### What you will do:
Write out nothing but the lines from the first line of the entries below through the line with "plt.rcParams['font.weight'] = 'bold'"; no pictures go in.
::: Dataset records :::
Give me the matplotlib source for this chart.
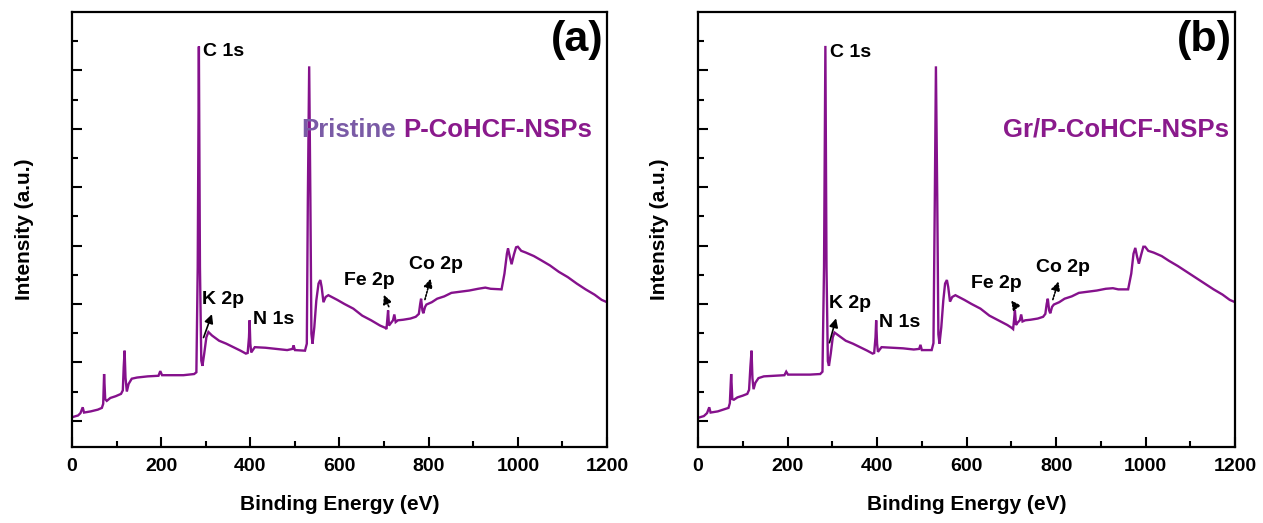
import matplotlib
matplotlib.use("Agg")
import matplotlib.pyplot as plt
from matplotlib.ticker import MultipleLocator

plt.rcParams['font.family'] = ['Liberation Sans', 'DejaVu Sans']
plt.rcParams['font.weight'] = 'bold'

# ---- data (binding energy in eV, intensity in arbitrary units) ----
be_a = [0, 13.6, 19, 24, 27, 42, 58, 67, 70, 72, 74.5, 78, 86, 98, 110, 114, 116, 118, 120, 123,
        127, 134, 146, 170, 194, 198, 202, 226, 250, 274, 279, 282, 284.6, 287, 290, 292.6, 296.6,
        301.4, 306, 314, 330, 346, 362, 378, 390, 394, 397, 398.4, 400, 402, 410, 434, 458.5,
        482.6, 494.6, 497, 500, 522.6, 526.7, 529, 532, 534.7, 537, 539.5, 543.5, 548, 553, 557,
        560, 564, 569, 575, 595, 611, 631, 651, 671, 691, 703, 705.4, 707, 709, 711, 715, 720,
        723, 726, 731, 743, 759, 771, 778, 781, 783, 786, 788, 792, 795, 807, 819, 835, 851, 871,
        891, 911, 927, 939, 963.5, 970, 975.5, 978, 982, 986, 991, 996, 1000, 1007.6, 1018, 1036,
        1052, 1072, 1092, 1112, 1132, 1152, 1172, 1188, 1200]
int_a = [0.06, 0.09, 0.13, 0.23, 0.14, 0.16, 0.19, 0.22, 0.29, 0.80, 0.37, 0.34, 0.39, 0.42, 0.46,
         0.52, 0.92, 1.20, 0.74, 0.50, 0.63, 0.72, 0.74, 0.76, 0.77, 0.85, 0.78, 0.78, 0.78, 0.80,
         0.83, 2.63, 6.41, 2.63, 1.03, 0.94, 1.15, 1.43, 1.52, 1.46, 1.37, 1.32, 1.26, 1.20, 1.15,
         1.16, 1.43, 1.72, 1.32, 1.17, 1.26, 1.25, 1.23, 1.21, 1.23, 1.29, 1.21, 1.20, 1.32, 3.78,
         6.07, 3.78, 1.49, 1.32, 1.60, 2.06, 2.35, 2.41, 2.29, 2.03, 2.12, 2.15, 2.07, 2.00, 1.92,
         1.80, 1.72, 1.63, 1.59, 1.57, 1.72, 1.89, 1.63, 1.67, 1.72, 1.82, 1.69, 1.72, 1.73, 1.75,
         1.78, 1.83, 2.00, 2.09, 1.89, 1.84, 1.95, 1.99, 2.03, 2.09, 2.13, 2.19, 2.21, 2.23, 2.26,
         2.28, 2.26, 2.25, 2.52, 2.86, 2.95, 2.81, 2.68, 2.84, 2.97, 2.98, 2.91, 2.88, 2.82, 2.75,
         2.66, 2.55, 2.46, 2.35, 2.25, 2.16, 2.07, 2.03]

be_b = [0, 13, 20, 25, 28, 44, 60, 68, 71, 74, 76.5, 80, 88, 100, 110, 114, 117, 119.5, 121.5, 124,
        128, 135, 147, 170, 193, 197, 201, 226, 250, 273, 278, 281.5, 284.5, 287, 290, 292.5, 296.5,
        301, 305, 314, 330, 346, 362, 378, 390, 393.5, 396.5, 398, 400, 402, 410, 434, 458,
        482, 494, 497, 500, 522, 526, 529, 531.5, 534.5, 537, 539.5, 543.5, 548, 552, 556,
        559, 563, 568, 575, 595, 611, 631, 651, 671, 691, 701, 704, 706, 708, 710.5, 714, 719,
        722, 725, 731, 743, 759, 771, 776, 779, 781.5, 784.5, 787, 791, 795, 807, 819, 835, 851, 871,
        891, 911, 927, 939, 961, 968, 973, 977, 981, 985, 990, 995, 999, 1006, 1018, 1036,
        1052, 1072, 1092, 1112, 1132, 1152, 1172, 1188, 1200]
int_b = [0.05, 0.08, 0.13, 0.23, 0.14, 0.16, 0.20, 0.22, 0.30, 0.80, 0.37, 0.36, 0.40, 0.43, 0.46,
         0.53, 0.93, 1.20, 0.73, 0.54, 0.65, 0.73, 0.76, 0.77, 0.78, 0.84, 0.79, 0.79, 0.79, 0.80,
         0.84, 2.63, 6.42, 2.63, 1.02, 0.94, 1.15, 1.43, 1.51, 1.46, 1.37, 1.32, 1.26, 1.20, 1.15,
         1.16, 1.43, 1.72, 1.32, 1.18, 1.26, 1.25, 1.24, 1.22, 1.23, 1.30, 1.21, 1.21, 1.33, 3.78,
         6.07, 3.78, 1.48, 1.32, 1.60, 2.06, 2.35, 2.41, 2.29, 2.04, 2.12, 2.15, 2.07, 2.00, 1.92,
         1.80, 1.72, 1.64, 1.59, 1.57, 1.72, 1.89, 1.64, 1.68, 1.72, 1.82, 1.70, 1.72, 1.73, 1.75,
         1.78, 1.83, 2.00, 2.09, 1.89, 1.84, 1.95, 1.99, 2.03, 2.09, 2.13, 2.19, 2.21, 2.23, 2.26,
         2.27, 2.25, 2.25, 2.52, 2.86, 2.96, 2.81, 2.69, 2.84, 2.98, 2.98, 2.91, 2.88, 2.82, 2.74,
         2.65, 2.55, 2.45, 2.35, 2.25, 2.16, 2.07, 2.03]

xlabel = "Binding Energy (eV)"
ylabel = "Intensity (a.u.)"
panel_tags = ["(a)", "(b)"]
line_color = "#85118c"

fig = plt.figure(figsize=(12.63, 5.23), dpi=100)
fig.patch.set_facecolor("white")
ax_a = fig.add_axes([0.057, 0.1453, 0.4236, 0.8317])
ax_b = fig.add_axes([0.5527, 0.1453, 0.4252, 0.8317])

for ax, be, inten, tag, ypad in [(ax_a, be_a, int_a, panel_tags[0], 27),
                                 (ax_b, be_b, int_b, panel_tags[1], 21)]:
    ax.plot(be, inten, color=line_color, lw=1.7, solid_joinstyle='miter')
    ax.set_xlim(0, 1200)
    ax.set_ylim(-0.45, 7.0)
    ax.xaxis.set_major_locator(MultipleLocator(200))
    ax.xaxis.set_minor_locator(MultipleLocator(100))
    ax.set_yticks([0, 1, 2, 3, 4, 5, 6])
    ax.set_yticks([0.5, 1.5, 2.5, 3.5, 4.5, 5.5, 6.5], minor=True)
    ax.tick_params(axis='both', which='major', direction='in', length=7, width=1.5,
                   top=False, right=False, labelsize=14, pad=8)
    ax.tick_params(axis='both', which='minor', direction='in', length=4.5, width=1.5,
                   top=False, right=False)
    ax.tick_params(axis='y', which='both', labelleft=False)
    for lab in ax.get_xticklabels():
        lab.set_fontweight('bold')
    for s in ax.spines.values():
        s.set_linewidth(1.6)
    ax.set_xlabel(xlabel, fontsize=15, fontweight='bold', labelpad=14)
    ax.set_ylabel(ylabel, fontsize=15, fontweight='bold', labelpad=ypad)
    ax.text(0.994, 0.935, tag, transform=ax.transAxes, ha='right', va='center',
            fontsize=31, fontweight='bold', color='black')

# --- annotations panel (a) ---
fs = 14
ax_a.text(294, 6.33, "C 1s", fontsize=fs, fontweight='bold', va='center', ha='left')
ax_a.text(292, 2.08, "K 2p", fontsize=fs, fontweight='bold', va='center', ha='left')
ax_a.text(405, 1.73, "N 1s", fontsize=fs, fontweight='bold', va='center', ha='left')
ax_a.text(611, 2.41, "Fe 2p", fontsize=fs, fontweight='bold', va='center', ha='left')
ax_a.text(755, 2.68, "Co 2p", fontsize=fs, fontweight='bold', va='center', ha='left')
ax_a.text(514, 4.98, "Pristine", fontsize=18.5, fontweight='bold', va='center', ha='left',
          color="#7a5ba6")
ax_a.text(743, 4.98, "P-CoHCF-NSPs", fontsize=18.5, fontweight='bold', va='center', ha='left',
          color="#8a1a8c")
ax_a.annotate("", xy=(316, 1.87), xytext=(293, 1.38),
              arrowprops=dict(arrowstyle='-|>', color='black', lw=1.2, mutation_scale=13))
ax_a.annotate("", xy=(697, 2.20), xytext=(713, 1.91),
              arrowprops=dict(arrowstyle='-|>', color='black', lw=1.2, ls=(0, (1, 1)),
                              mutation_scale=13))
ax_a.annotate("", xy=(806, 2.48), xytext=(790, 2.03),
              arrowprops=dict(arrowstyle='-|>', color='black', lw=1.2, ls=(0, (1, 1)),
                              mutation_scale=13))

# --- annotations panel (b) ---
ax_b.text(294, 6.30, "C 1s", fontsize=fs, fontweight='bold', va='center', ha='left')
ax_b.text(292, 2.00, "K 2p", fontsize=fs, fontweight='bold', va='center', ha='left')
ax_b.text(405, 1.69, "N 1s", fontsize=fs, fontweight='bold', va='center', ha='left')
ax_b.text(611, 2.35, "Fe 2p", fontsize=fs, fontweight='bold', va='center', ha='left')
ax_b.text(755, 2.63, "Co 2p", fontsize=fs, fontweight='bold', va='center', ha='left')
ax_b.text(681, 4.98, "Gr/P-CoHCF-NSPs", fontsize=18.5, fontweight='bold', va='center', ha='left',
          color="#8a1a8c")
ax_b.annotate("", xy=(310, 1.80), xytext=(292, 1.29),
              arrowprops=dict(arrowstyle='-|>', color='black', lw=1.2, mutation_scale=13))
ax_b.annotate("", xy=(696, 2.10), xytext=(713, 1.92),
              arrowprops=dict(arrowstyle='-|>', color='black', lw=1.2, ls=(0, (1, 1)),
                              mutation_scale=13))
ax_b.annotate("", xy=(807, 2.43), xytext=(791, 2.03),
              arrowprops=dict(arrowstyle='-|>', color='black', lw=1.2, ls=(0, (1, 1)),
                              mutation_scale=13))

fig.savefig("out.png", dpi=100, facecolor="white")
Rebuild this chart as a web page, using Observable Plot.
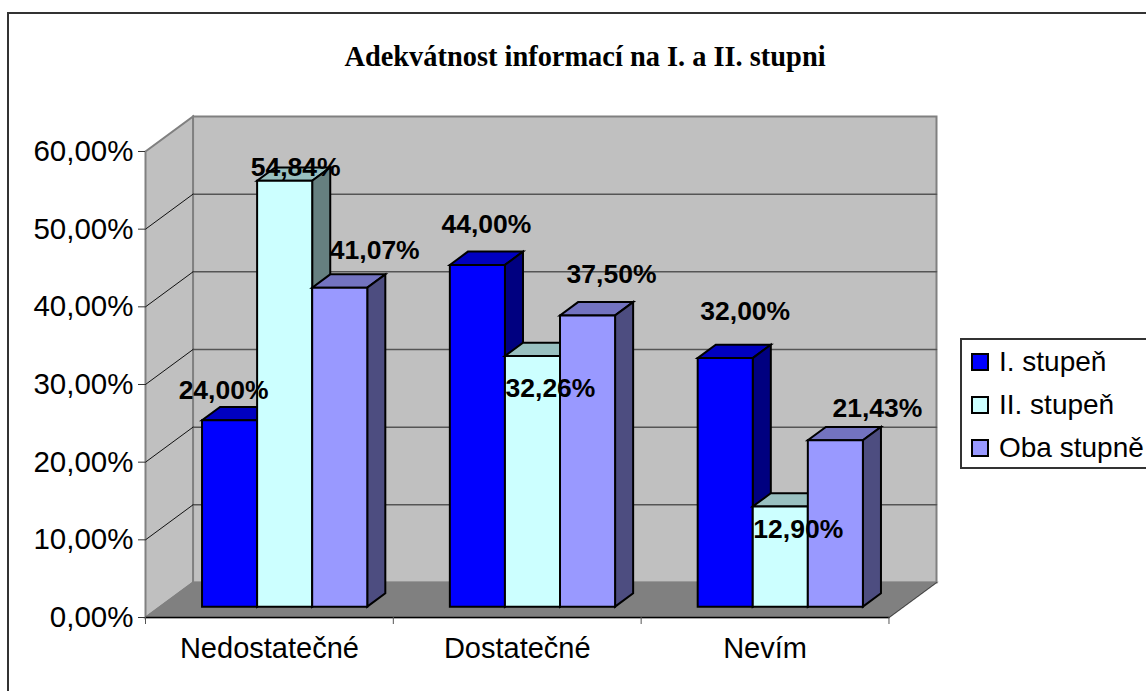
:::
### Written answer:
Give me the matplotlib source for this chart.
import matplotlib
matplotlib.use("Agg")
import matplotlib.pyplot as plt
from matplotlib.ticker import MultipleLocator

plt.rcParams['font.family'] = ['Liberation Sans', 'DejaVu Sans']
plt.rcParams['font.weight'] = 'bold'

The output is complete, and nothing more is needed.